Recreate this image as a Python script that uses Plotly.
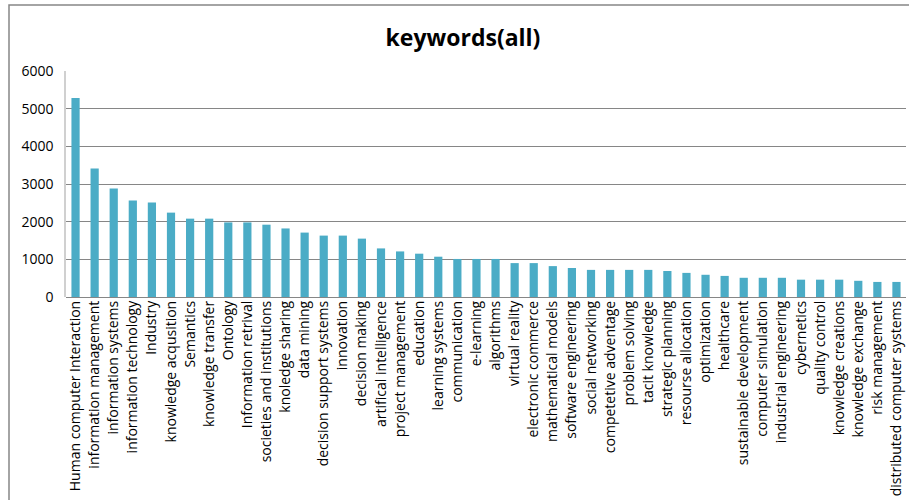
import plotly.graph_objects as go

keywords = [
    "Human computer Interaction", "information management", "information systems",
    "information technology", "Industry", "knowledge acqusition", "Semantics",
    "knowledge transfer", "Ontology", "Information retrival", "societies and institutions",
    "knoledge sharing", "data mining", "decision support systems", "innovation",
    "decision making", "artifical intelligence", "project management", "education",
    "learning systems", "communication", "e-learning", "algorithms", "virtual reality",
    "electronic commerce", "mathematical models", "software engineering",
    "social networking", "competetive adventage", "problem solving", "tacit knowledge",
    "strategic planning", "resourse allocation", "optimization", "healthcare",
    "sustainable development", "computer simulation", "industrial engineering",
    "cybernetics", "quality control", "knowledge creations", "knowledge exchange",
    "risk management", "distributed computer systems",
]
counts = [
    5280, 3410, 2880, 2560, 2510, 2240, 2080, 2080, 1980, 1980, 1920,
    1820, 1710, 1630, 1630, 1550, 1290, 1210, 1150, 1070, 1010, 1010,
    1010, 900, 900, 820, 770, 720, 720, 720, 720, 690, 640, 590, 560,
    510, 510, 510, 460, 460, 460, 430, 400, 400,
]
y_ticks = [0, 1000, 2000, 3000, 4000, 5000, 6000]

W, H = 909, 500
L, R, T, B = 66, 3, 71, 203
pw, ph = W - L - R, H - T - B

fig = go.Figure(go.Bar(
    x=keywords, y=counts,
    marker=dict(color="#4BACC6", line=dict(width=0)),
))

fig.update_layout(
    width=W, height=H,
    margin=dict(l=L, r=R, t=T, b=B, autoexpand=False),
    paper_bgcolor="white", plot_bgcolor="white",
    bargap=0.57,
    showlegend=False,
    font=dict(family="Open Sans", color="#000000"),
    title=dict(text="<b>keywords(all)</b>", x=463 / W, xanchor="center",
               y=1 - 38 / H, yanchor="middle", xref="container", yref="container",
               font=dict(family="Open Sans", size=23, color="#000000")),
)
fig.update_xaxes(
    tickangle=-90, tickfont=dict(size=14, family="Open Sans", color="#000000"),
    showgrid=False, showline=False, ticks="", automargin=False,
)
fig.update_yaxes(
    range=[0, 6000], tickvals=y_ticks, ticktext=[str(v) for v in y_ticks],
    tickfont=dict(size=14, family="Open Sans", color="#000000"),
    showgrid=True, gridcolor="#868686", gridwidth=1,
    zeroline=True, zerolinecolor="#868686", zerolinewidth=1,
    showline=True, linecolor="#D0D0D0", linewidth=1.5,
    ticklabelstandoff=8, automargin=False,
)
# chart frame
fig.add_shape(type="rect", xref="paper", yref="paper",
              x0=(9 - L) / pw, x1=(W + 20 - L) / pw,
              y0=-(H + 20 - (H - B)) / ph, y1=(H - B - 5) / ph,
              line=dict(color="#868686", width=1.5), fillcolor="rgba(0,0,0,0)",
              layer="below")

fig.write_html("out.html", config={"displayModeBar": False},
               post_script="document.body.style.margin='0px';document.body.style.overflow='hidden';")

◇ ◇ ◇ ◇ ◇

GOAL OF THE EXERCISE →
Quote each line of the listing exactly, but leave the pictures out.

TASK OUTPUT →
Recreate this image as a Python script that uses Plotly.
import plotly.graph_objects as go

keywords = [
    "Human computer Interaction", "information management", "information systems",
    "information technology", "Industry", "knowledge acqusition", "Semantics",
    "knowledge transfer", "Ontology", "Information retrival", "societies and institutions",
    "knoledge sharing", "data mining", "decision support systems", "innovation",
    "decision making", "artifical intelligence", "project management", "education",
    "learning systems", "communication", "e-learning", "algorithms", "virtual reality",
    "electronic commerce", "mathematical models", "software engineering",
    "social networking", "competetive adventage", "problem solving", "tacit knowledge",
    "strategic planning", "resourse allocation", "optimization", "healthcare",
    "sustainable development", "computer simulation", "industrial engineering",
    "cybernetics", "quality control", "knowledge creations", "knowledge exchange",
    "risk management", "distributed computer systems",
]
counts = [
    5280, 3410, 2880, 2560, 2510, 2240, 2080, 2080, 1980, 1980, 1920,
    1820, 1710, 1630, 1630, 1550, 1290, 1210, 1150, 1070, 1010, 1010,
    1010, 900, 900, 820, 770, 720, 720, 720, 720, 690, 640, 590, 560,
    510, 510, 510, 460, 460, 460, 430, 400, 400,
]
y_ticks = [0, 1000, 2000, 3000, 4000, 5000, 6000]

W, H = 909, 500
L, R, T, B = 66, 3, 71, 203
pw, ph = W - L - R, H - T - B

fig = go.Figure(go.Bar(
    x=keywords, y=counts,
    marker=dict(color="#4BACC6", line=dict(width=0)),
))

fig.update_layout(
    width=W, height=H,
    margin=dict(l=L, r=R, t=T, b=B, autoexpand=False),
    paper_bgcolor="white", plot_bgcolor="white",
    bargap=0.57,
    showlegend=False,
    font=dict(family="Open Sans", color="#000000"),
    title=dict(text="<b>keywords(all)</b>", x=463 / W, xanchor="center",
               y=1 - 38 / H, yanchor="middle", xref="container", yref="container",
               font=dict(family="Open Sans", size=23, color="#000000")),
)
fig.update_xaxes(
    tickangle=-90, tickfont=dict(size=14, family="Open Sans", color="#000000"),
    showgrid=False, showline=False, ticks="", automargin=False,
)
fig.update_yaxes(
    range=[0, 6000], tickvals=y_ticks, ticktext=[str(v) for v in y_ticks],
    tickfont=dict(size=14, family="Open Sans", color="#000000"),
    showgrid=True, gridcolor="#868686", gridwidth=1,
    zeroline=True, zerolinecolor="#868686", zerolinewidth=1,
    showline=True, linecolor="#D0D0D0", linewidth=1.5,
    ticklabelstandoff=8, automargin=False,
)
# chart frame
fig.add_shape(type="rect", xref="paper", yref="paper",
              x0=(9 - L) / pw, x1=(W + 20 - L) / pw,
              y0=-(H + 20 - (H - B)) / ph, y1=(H - B - 5) / ph,
              line=dict(color="#868686", width=1.5), fillcolor="rgba(0,0,0,0)",
              layer="below")

fig.write_html("out.html", config={"displayModeBar": False},
               post_script="document.body.style.margin='0px';document.body.style.overflow='hidden';")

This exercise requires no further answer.